What to work on
Write the listing below out again exactly, dropping the images.

Information provided
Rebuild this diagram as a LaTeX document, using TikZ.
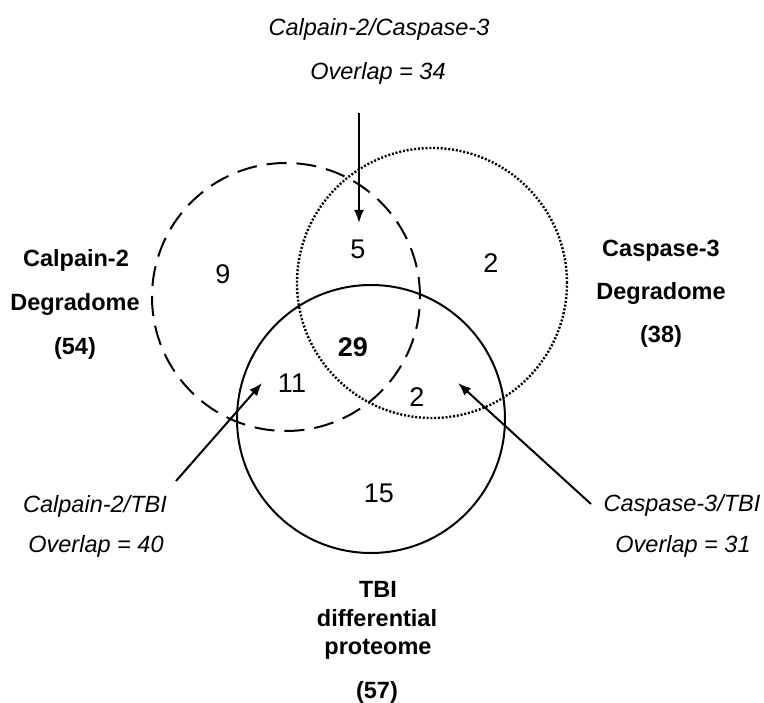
\documentclass[tikz,border=0pt]{standalone}
\usepackage{fontspec}
\setmainfont{Liberation Sans}
\usetikzlibrary{arrows.meta}
\begin{document}
\begin{tikzpicture}[x=1pt,y=-1pt,
  lab/.style={font=\fontsize{23.5}{28}\selectfont\itshape, anchor=base, inner sep=0pt},
  blab/.style={font=\fontsize{23.5}{28}\selectfont\bfseries, anchor=base, inner sep=0pt},
  num/.style={font=\fontsize{27}{32}\selectfont, inner sep=0pt},
  bnum/.style={font=\fontsize{27}{32}\selectfont\bfseries, inner sep=0pt},
  ring/.style={line width=2pt},
  arr/.style={line width=2pt, -{Latex[length=13pt,width=10pt]}}
]
\useasboundingbox (0,0) rectangle (764,703);

% circles
\draw[ring, dash pattern=on 20pt off 10pt] (286,297) circle[radius=134pt];
\draw[ring, line width=2.4pt, dash pattern=on 2pt off 1.8pt] (432,283) circle[radius=135pt];
\draw[ring] (371,419) circle[radius=134pt];

% region counts
\node[num]  (n5)  at (358,249) {5};
\node[num]  (n2a) at (491,263) {2};
\node[num]  (n9)  at (223,274) {9};
\node[bnum] (n29) at (353,347) {29};
\node[num]  (n11) at (292,383) {11};
\node[num]  (n2b) at (417,397) {2};
\node[num]  (n15) at (379,493) {15};

% set labels
\node[blab] (cal1) at (76,267) {Calpain-2};
\node[blab] (cal2) at (75,311) {Degradome};
\node[blab] (cal3) at (75,355) {(54)};

\node[blab] (cas1) at (661,257) {Caspase-3};
\node[blab] (cas2) at (661,300) {Degradome};
\node[blab] (cas3) at (661,343) {(38)};

\node[blab] (tbi1) at (378,597) {TBI};
\node[blab] (tbi2) at (377,626) {differential};
\node[blab] (tbi3) at (378,654) {proteome};
\node[blab] (tbi4) at (377,698) {(57)};

% overlap labels
\node[lab] (cc1) at (379,36) {Calpain-2/Caspase-3};
\node[lab] (cc2) at (378,80) {Overlap = 34};
\node[lab] (ct1) at (95,513) {Calpain-2/TBI};
\node[lab] (ct2) at (96,553) {Overlap = 40};
\node[lab] (st1) at (682,512) {Caspase-3/TBI};
\node[lab] (st2) at (683,553) {Overlap = 31};

% arrows
\coordinate (a1s) at (359,113);
\coordinate (a1e) at (359,223);
\coordinate (a2s) at (176,481);
\coordinate (a2e) at (262,383);
\coordinate (a3s) at (591,504);
\coordinate (a3e) at (458,383);
\draw[arr] (a1s) -- (a1e);
\draw[arr] (a2s) -- (a2e);
\draw[arr] (a3s) -- (a3e);
\end{tikzpicture}
\end{document}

Result for this exercise
Rebuild this diagram as a LaTeX document, using TikZ.
\documentclass[tikz,border=0pt]{standalone}
\usepackage{fontspec}
\setmainfont{Liberation Sans}
\usetikzlibrary{arrows.meta}
\begin{document}
\begin{tikzpicture}[x=1pt,y=-1pt,
  lab/.style={font=\fontsize{23.5}{28}\selectfont\itshape, anchor=base, inner sep=0pt},
  blab/.style={font=\fontsize{23.5}{28}\selectfont\bfseries, anchor=base, inner sep=0pt},
  num/.style={font=\fontsize{27}{32}\selectfont, inner sep=0pt},
  bnum/.style={font=\fontsize{27}{32}\selectfont\bfseries, inner sep=0pt},
  ring/.style={line width=2pt},
  arr/.style={line width=2pt, -{Latex[length=13pt,width=10pt]}}
]
\useasboundingbox (0,0) rectangle (764,703);

% circles
\draw[ring, dash pattern=on 20pt off 10pt] (286,297) circle[radius=134pt];
\draw[ring, line width=2.4pt, dash pattern=on 2pt off 1.8pt] (432,283) circle[radius=135pt];
\draw[ring] (371,419) circle[radius=134pt];

% region counts
\node[num]  (n5)  at (358,249) {5};
\node[num]  (n2a) at (491,263) {2};
\node[num]  (n9)  at (223,274) {9};
\node[bnum] (n29) at (353,347) {29};
\node[num]  (n11) at (292,383) {11};
\node[num]  (n2b) at (417,397) {2};
\node[num]  (n15) at (379,493) {15};

% set labels
\node[blab] (cal1) at (76,267) {Calpain-2};
\node[blab] (cal2) at (75,311) {Degradome};
\node[blab] (cal3) at (75,355) {(54)};

\node[blab] (cas1) at (661,257) {Caspase-3};
\node[blab] (cas2) at (661,300) {Degradome};
\node[blab] (cas3) at (661,343) {(38)};

\node[blab] (tbi1) at (378,597) {TBI};
\node[blab] (tbi2) at (377,626) {differential};
\node[blab] (tbi3) at (378,654) {proteome};
\node[blab] (tbi4) at (377,698) {(57)};

% overlap labels
\node[lab] (cc1) at (379,36) {Calpain-2/Caspase-3};
\node[lab] (cc2) at (378,80) {Overlap = 34};
\node[lab] (ct1) at (95,513) {Calpain-2/TBI};
\node[lab] (ct2) at (96,553) {Overlap = 40};
\node[lab] (st1) at (682,512) {Caspase-3/TBI};
\node[lab] (st2) at (683,553) {Overlap = 31};

% arrows
\coordinate (a1s) at (359,113);
\coordinate (a1e) at (359,223);
\coordinate (a2s) at (176,481);
\coordinate (a2e) at (262,383);
\coordinate (a3s) at (591,504);
\coordinate (a3e) at (458,383);
\draw[arr] (a1s) -- (a1e);
\draw[arr] (a2s) -- (a2e);
\draw[arr] (a3s) -- (a3e);
\end{tikzpicture}
\end{document}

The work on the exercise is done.